Como ya se ha mencionado repetidamente en este y otros espacios, y se ha probado con datos duros, el empobrecimiento de la población alcanza niveles alarmantes. El nivel de desempleo, indicador que se calcula conforme a la metodología internacionalmente aceptada, rebasa ya el 30% de la población económicamente activa (PEA, la población dispuesta a trabajar) y la informalidad laboral afecta a más del 60% de ésta.
En 2006, de cada 100 integrantes de la PEA, 61 percibían por su ocupación una cantidad inferior a tres Salarios Mínimos Generales (SMG), mientras que en 2015 ya son 76 de cada 100 ocupados los que tienen este nivel de ingresos (en México se consideran ocupados a quienes ganan dinero incluso mendigando). El SMG ha perdido desde hace varios años el carácter de salario remunerador por lo que un ingreso mínimamente digno asciende a poco más de tres SMG. Junto con sus dependientes económicos, en 2006, este sector de ingresos constituía una población de setenta millones y hoy son cien millones de personas, de los 120 millones que habitamos este país, las que viven con ingresos inferiores al nivel de pobreza.
La propaganda oficial oculta esos 30 millones más de pobres, 42% de crecimiento de la pobreza total, al reportar sólo el éxito de sus programas para reducir la pobreza extrema. Regalando dinero, televisores y despensas a la parte más vulnerada de esta población, la actual administración federal presume haber reducido la cantidad de personas en pobreza extrema de 13 a 11.5 millones. Pero no ven ni dejan ver que el sistema económico preponderante, el que defienden a ultranza, ha producido y sigue produciendo más miseria expoliando nuestros recursos naturales y el patrimonio de millones de personas.

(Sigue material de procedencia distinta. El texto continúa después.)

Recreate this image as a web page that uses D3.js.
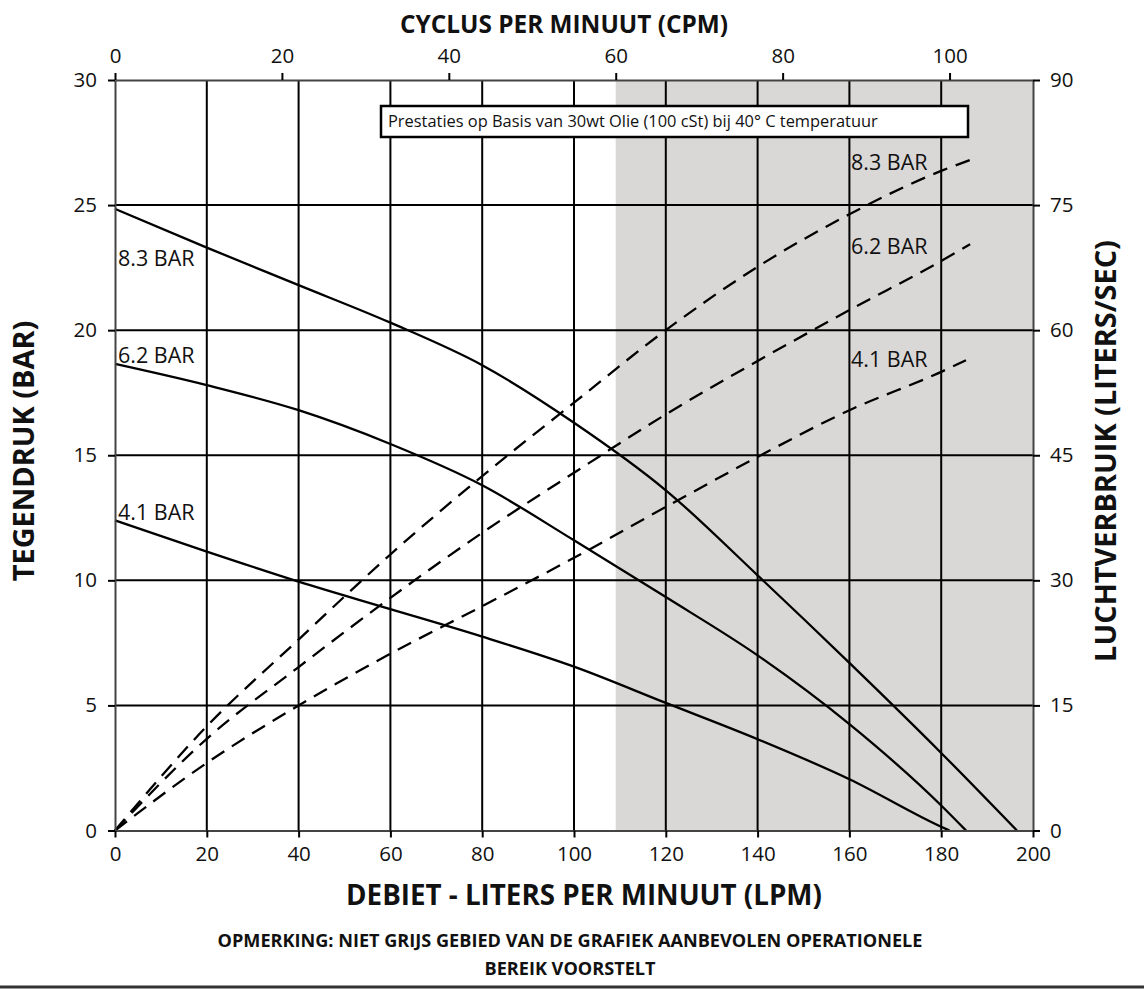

El sistema político-electoral actual no fomenta que los gobernantes sean los mejores, los más capaces y más idóneos, como tampoco lo sean quienes accedan a las candidaturas. Los mecanismos de selección en los partidos privilegian a quienes son más hábiles en la intriga, la cooptación de electores, la confabulación con base en intereses grupales, aún cuando estos sean opuestos al interés general. No es de extrañar que se sugiera que nuestro gobierno pudiera ser una “kakistocracia”, gobierno de los peores.
Por tanto, salvo que por presión popular o por milagro se supere esta desgracia, no es posible esperar que los candidatos que ya se han lanzado a las calles a cosechar votos entiendan que existe otra economía distinta a la que la propaganda oficial, en contubernio con el oligopolio televisivo, se ha encargado de difundir. Es más, resulta difícil que el candidato o candidata común puedan comprender que cualquiera que sea su lema o estrategia electoral, para poder cumplir sus promesas de campaña, antes tienen que comprometerse a cambiar el sistema económico preponderante.
No es posible prometer, si es que honestamente lo pretenden hacer, que combatirán la inseguridad, la privatización de los servicios públicos, la depredación de los recursos naturales; que promoverán la equidad de género, la defensa de los derechos humanos, el cuidado de la ecología, etc., sin comprometerse a cambiar el modelo económico y combatir la “economía de cuates” con la corrupción que trae aparejada.
Desde la década de los 80, los políticos con aires de superioridad imaginando ser los únicos capaces en economía, nos han provocado un daño mayúsculo al haber impuesto el modelo capitalista salvaje con el que creen que todos debemos estar agradecidos. La peor de las realidades es que se han creído su propio engaño y no ven, no quieren ver, el descontento del pueblo. Un gobierno así no merece continuar. Unos candidatos que prometen más de lo mismo no merecen ganar. Un pueblo, tan vulnerado como el mexicano, está obligado a cortar de raíz el mal.